The Dutchman was perhaps being disingenuous; we had seen three Monet haystacks already that day. An idée fixe, apparently.
“I was led to believe these Impressionists handle a lot of—how should I put it—risqué subjects?” said Vernet, with a ferocious leer.
“Perhaps I could show you something by Degas?”
“And that’s a fellow the Americans like?” The Americans seemed to combine obscene wealth with willful ignorance, which made them prospective marks ripe for fleecing by opportunistic Parisian dealers.
The Dutchman nodded wearily. “Monsieur Degas has made some inroads among American collectors.

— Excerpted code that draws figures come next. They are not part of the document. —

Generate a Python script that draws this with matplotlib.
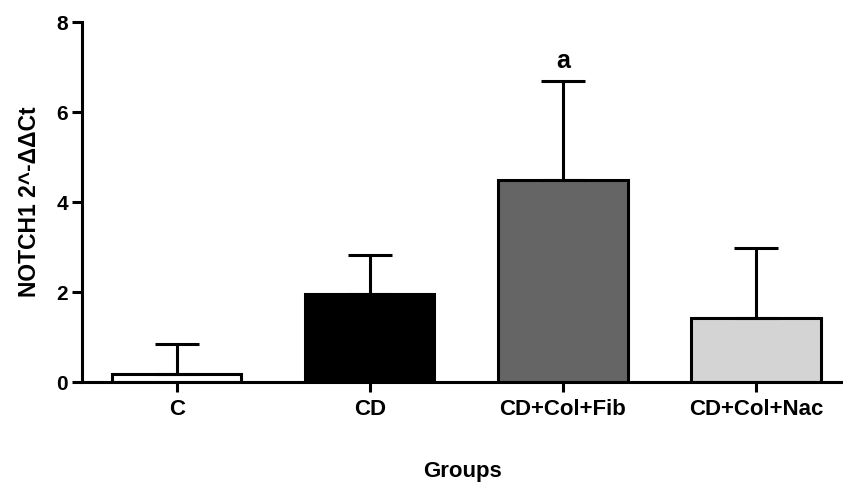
import matplotlib
matplotlib.use("Agg")
import matplotlib.pyplot as plt

categories = ["C", "CD", "CD+Col+Fib", "CD+Col+Nac"]
means = [0.18, 1.96, 4.49, 1.43]
upper_err = [0.66, 0.86, 2.20, 1.55]
bar_colors = ["#ffffff", "#000000", "#656565", "#d4d4d4"]
annotations = ["", "", "a", ""]
y_ticks = [0, 2, 4, 6, 8]

plt.rcParams['font.family'] = ['Liberation Sans', 'DejaVu Sans']
plt.rcParams['font.weight'] = 'bold'

fig = plt.figure(figsize=(8.43, 4.84), dpi=100)
ax = fig.add_axes([82/843, 102/484, 1 - 82/843, 360/484])

x = list(range(len(categories)))
ax.bar(x, means, width=0.67, color=bar_colors, edgecolor="black", linewidth=2.2, zorder=2)
ax.errorbar(x, means, yerr=[[0]*len(means), upper_err], fmt="none", ecolor="black",
            elinewidth=2.2, capsize=16, capthick=2.2, zorder=3)
for xi, m, e, a in zip(x, means, upper_err, annotations):
    if a:
        ax.text(xi, m + e + 0.18, a, ha="center", va="bottom", fontsize=18, fontweight="bold")

ax.set_xlim(-0.49, 3.45)
ax.set_ylim(0, 8)
ax.set_yticks(y_ticks)
ax.set_xticks(x)
ax.set_xticklabels(categories)
ax.spines["top"].set_visible(False)
ax.spines["right"].set_visible(False)
ax.spines["left"].set_linewidth(2.2)
ax.spines["bottom"].set_linewidth(2.2)
ax.tick_params(axis="both", width=2.2, length=7, labelsize=15, direction="out")
ax.tick_params(axis="x", labelsize=16, pad=5)
ax.tick_params(axis="y", pad=3)
for lbl in ax.get_xticklabels() + ax.get_yticklabels():
    lbl.set_fontweight("bold")
ax.set_ylabel("NOTCH1 2^-ΔΔCt", fontsize=16.5, fontweight="bold")
ax.yaxis.set_label_coords(-(82-30)/(843-82), 0.5)
ax.set_xlabel("Groups", fontsize=16, fontweight="bold")
ax.xaxis.set_label_coords((462-82)/(843-82), -(471-382)/360)
ax.xaxis.label.set_va("center")
ax.yaxis.label.set_va("center")

fig.savefig("out.png", dpi=100)
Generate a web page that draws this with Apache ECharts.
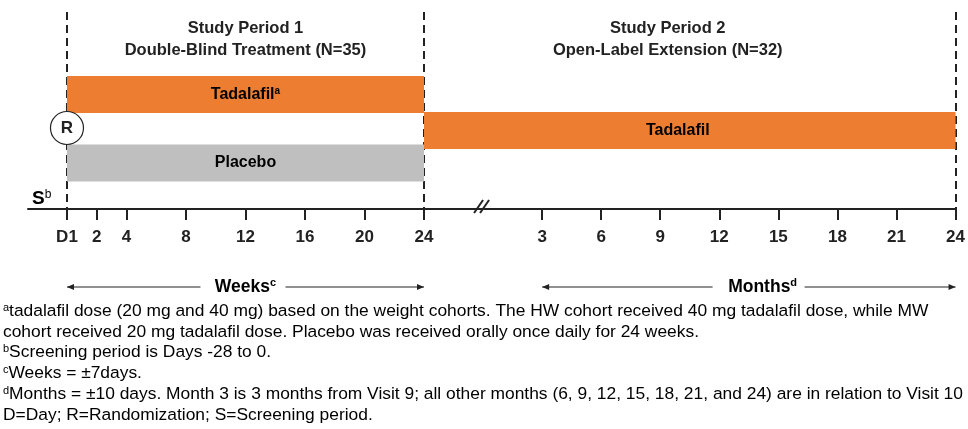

They tend to be a bit more adventurous in their—”
Boussod had appeared at the top of the stair and was trying to signal Van Gogh. Indeed, he had been there some time, but now his gestures were a trifle too histrionic to be ignored. He might have been directing traffic on the Champs-Élysées. Van Gogh raised a hand, both to acknowledge him and hold him off. “Please, messieurs, do look around, see what strikes your fancy . . .” He was backing away as he spoke. We could hear Boussod whispering urgently.
I could imagine their conversation. They’d wasted enough time on these two odd ducks, the proprietor judged. Neither myself nor the detective had the appearance of men of wealth. I was dressed in a charcoal morning suit of good Florentine wool, but certainly not in the latest Parisian style. As for the detective, he was got up as a comic-opera bohemian in a voluminous black frock coat, with a bright red scarf wound about his throat in defiance of the July furnace. I will admit he cut an imposing figure, tall and rapier thin, with the profile of a hawk and a silky reddish beard just coming in, that lent him rather the rapacious air of a Viking. Boussod had sized us up thoroughly and decided we were gawkers, not buyers. There was no profit in indulging our curiosity any further.
But his admonitions only managed to put the young man’s back up. Van Gogh nodded toward us, gesticulating fiercely, his whispers become a growl. I doubt he was foolish enough to defend the proposition that we had deep purses. More probably he was arguing his prerogative to pursue matters according to his own instinct, whatever the upshot. He had more spine than I’d guessed.